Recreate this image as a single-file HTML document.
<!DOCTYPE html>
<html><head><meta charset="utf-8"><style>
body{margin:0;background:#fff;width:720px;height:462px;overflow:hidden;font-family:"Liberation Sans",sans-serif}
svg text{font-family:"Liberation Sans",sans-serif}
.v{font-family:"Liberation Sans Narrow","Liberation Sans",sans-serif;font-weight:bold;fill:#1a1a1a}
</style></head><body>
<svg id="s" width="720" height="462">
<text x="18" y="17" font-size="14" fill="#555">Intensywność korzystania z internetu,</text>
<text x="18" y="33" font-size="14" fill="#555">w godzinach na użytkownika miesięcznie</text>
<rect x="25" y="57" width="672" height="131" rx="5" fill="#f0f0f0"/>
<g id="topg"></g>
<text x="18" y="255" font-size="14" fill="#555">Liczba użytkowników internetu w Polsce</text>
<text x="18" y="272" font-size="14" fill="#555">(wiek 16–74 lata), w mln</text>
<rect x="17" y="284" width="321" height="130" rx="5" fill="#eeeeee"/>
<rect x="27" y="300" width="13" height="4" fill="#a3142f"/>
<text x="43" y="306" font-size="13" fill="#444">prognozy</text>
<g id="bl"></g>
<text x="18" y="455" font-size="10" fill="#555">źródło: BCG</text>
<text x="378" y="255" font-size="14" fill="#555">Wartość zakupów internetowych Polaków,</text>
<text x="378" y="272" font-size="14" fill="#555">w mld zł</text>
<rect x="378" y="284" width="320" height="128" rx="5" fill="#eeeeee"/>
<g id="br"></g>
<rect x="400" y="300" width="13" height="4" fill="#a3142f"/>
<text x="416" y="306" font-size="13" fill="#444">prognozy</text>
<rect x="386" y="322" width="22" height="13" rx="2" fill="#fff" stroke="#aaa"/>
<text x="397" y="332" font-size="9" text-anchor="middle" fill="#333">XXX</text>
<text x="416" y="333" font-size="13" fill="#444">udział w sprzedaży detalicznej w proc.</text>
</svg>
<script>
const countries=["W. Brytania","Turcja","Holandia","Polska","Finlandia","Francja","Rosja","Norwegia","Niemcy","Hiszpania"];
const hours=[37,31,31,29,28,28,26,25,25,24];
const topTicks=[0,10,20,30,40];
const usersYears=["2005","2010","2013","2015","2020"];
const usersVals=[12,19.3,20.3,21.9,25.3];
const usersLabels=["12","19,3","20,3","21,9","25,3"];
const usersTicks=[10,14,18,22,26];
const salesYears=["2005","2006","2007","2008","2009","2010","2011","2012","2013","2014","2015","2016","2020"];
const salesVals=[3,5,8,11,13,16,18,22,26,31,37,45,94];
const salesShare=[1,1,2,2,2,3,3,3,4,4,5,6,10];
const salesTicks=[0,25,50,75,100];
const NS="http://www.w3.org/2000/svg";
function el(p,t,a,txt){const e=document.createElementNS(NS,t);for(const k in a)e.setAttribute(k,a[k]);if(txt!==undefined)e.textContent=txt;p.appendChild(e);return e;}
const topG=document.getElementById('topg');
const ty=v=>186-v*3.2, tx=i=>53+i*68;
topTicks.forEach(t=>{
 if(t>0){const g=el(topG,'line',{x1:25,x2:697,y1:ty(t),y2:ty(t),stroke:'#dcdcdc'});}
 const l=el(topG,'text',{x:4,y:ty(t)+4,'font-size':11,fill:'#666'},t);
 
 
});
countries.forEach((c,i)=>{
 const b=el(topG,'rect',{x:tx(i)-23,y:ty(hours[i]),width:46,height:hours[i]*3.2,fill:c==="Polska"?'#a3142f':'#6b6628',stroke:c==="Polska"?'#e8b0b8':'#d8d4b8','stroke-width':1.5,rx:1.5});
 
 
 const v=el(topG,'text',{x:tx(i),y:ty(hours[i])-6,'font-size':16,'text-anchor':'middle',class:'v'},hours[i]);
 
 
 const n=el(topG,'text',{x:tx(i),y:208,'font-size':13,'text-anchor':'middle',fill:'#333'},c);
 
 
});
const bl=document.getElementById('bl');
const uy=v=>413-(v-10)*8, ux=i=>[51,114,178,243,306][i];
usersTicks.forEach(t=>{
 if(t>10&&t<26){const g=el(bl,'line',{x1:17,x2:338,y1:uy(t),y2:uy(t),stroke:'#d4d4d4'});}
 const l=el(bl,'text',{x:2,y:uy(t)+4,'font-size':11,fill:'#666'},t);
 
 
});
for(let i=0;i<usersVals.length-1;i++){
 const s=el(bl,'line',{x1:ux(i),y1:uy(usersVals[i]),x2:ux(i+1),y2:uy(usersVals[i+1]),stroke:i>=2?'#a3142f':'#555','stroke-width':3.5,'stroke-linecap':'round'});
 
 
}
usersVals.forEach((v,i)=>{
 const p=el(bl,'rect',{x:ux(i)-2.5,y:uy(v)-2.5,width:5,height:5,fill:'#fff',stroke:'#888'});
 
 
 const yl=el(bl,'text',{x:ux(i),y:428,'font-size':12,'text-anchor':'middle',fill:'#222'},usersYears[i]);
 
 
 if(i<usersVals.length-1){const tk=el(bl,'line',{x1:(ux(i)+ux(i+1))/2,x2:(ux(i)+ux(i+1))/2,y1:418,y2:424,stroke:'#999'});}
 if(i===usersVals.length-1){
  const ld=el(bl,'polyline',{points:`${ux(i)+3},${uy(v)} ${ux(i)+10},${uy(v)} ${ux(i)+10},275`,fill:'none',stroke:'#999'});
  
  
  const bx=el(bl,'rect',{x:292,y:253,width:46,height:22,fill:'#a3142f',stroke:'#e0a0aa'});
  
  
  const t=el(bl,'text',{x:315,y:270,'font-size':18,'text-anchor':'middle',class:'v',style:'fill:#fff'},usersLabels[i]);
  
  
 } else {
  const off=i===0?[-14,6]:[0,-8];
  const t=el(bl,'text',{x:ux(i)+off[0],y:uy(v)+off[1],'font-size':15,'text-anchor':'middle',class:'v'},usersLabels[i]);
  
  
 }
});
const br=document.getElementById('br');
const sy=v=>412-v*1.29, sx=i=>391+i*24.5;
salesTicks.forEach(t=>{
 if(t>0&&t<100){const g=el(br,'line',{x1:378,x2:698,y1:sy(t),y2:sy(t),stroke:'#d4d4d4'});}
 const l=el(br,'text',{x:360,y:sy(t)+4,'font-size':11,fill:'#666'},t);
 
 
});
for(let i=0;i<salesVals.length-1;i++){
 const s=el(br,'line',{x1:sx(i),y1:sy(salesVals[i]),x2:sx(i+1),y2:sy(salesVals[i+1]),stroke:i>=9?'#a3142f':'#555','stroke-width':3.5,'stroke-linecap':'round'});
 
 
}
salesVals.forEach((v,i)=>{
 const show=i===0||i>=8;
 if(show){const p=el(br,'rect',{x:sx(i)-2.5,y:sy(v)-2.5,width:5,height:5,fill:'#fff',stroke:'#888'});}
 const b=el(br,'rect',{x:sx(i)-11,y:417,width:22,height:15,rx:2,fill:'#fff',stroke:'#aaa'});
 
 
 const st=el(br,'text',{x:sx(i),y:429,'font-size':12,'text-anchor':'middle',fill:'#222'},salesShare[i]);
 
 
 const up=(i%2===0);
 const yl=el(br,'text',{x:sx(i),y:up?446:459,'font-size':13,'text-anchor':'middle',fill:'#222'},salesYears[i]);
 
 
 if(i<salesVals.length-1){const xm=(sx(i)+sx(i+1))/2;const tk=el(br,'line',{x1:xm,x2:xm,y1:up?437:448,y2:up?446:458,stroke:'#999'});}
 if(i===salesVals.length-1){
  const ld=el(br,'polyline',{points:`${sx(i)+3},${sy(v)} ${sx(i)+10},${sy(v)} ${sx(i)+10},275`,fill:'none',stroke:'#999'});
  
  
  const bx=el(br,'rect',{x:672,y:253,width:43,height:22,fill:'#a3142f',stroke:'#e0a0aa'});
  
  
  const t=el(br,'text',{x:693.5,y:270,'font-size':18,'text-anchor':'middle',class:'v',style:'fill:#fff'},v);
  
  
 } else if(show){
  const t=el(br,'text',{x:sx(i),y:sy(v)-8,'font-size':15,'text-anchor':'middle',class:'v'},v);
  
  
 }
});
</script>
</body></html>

================

* Task *
Each line that has the word "document" should be copied.

* Full output *
Recreate this image as a single-file HTML document.
function el(p,t,a,txt){const e=document.createElementNS(NS,t);for(const k in a)e.setAttribute(k,a[k]);if(txt!==undefined)e.textContent=txt;p.appendChild(e);return e;}
const topG=document.getElementById('topg');
const bl=document.getElementById('bl');
const br=document.getElementById('br');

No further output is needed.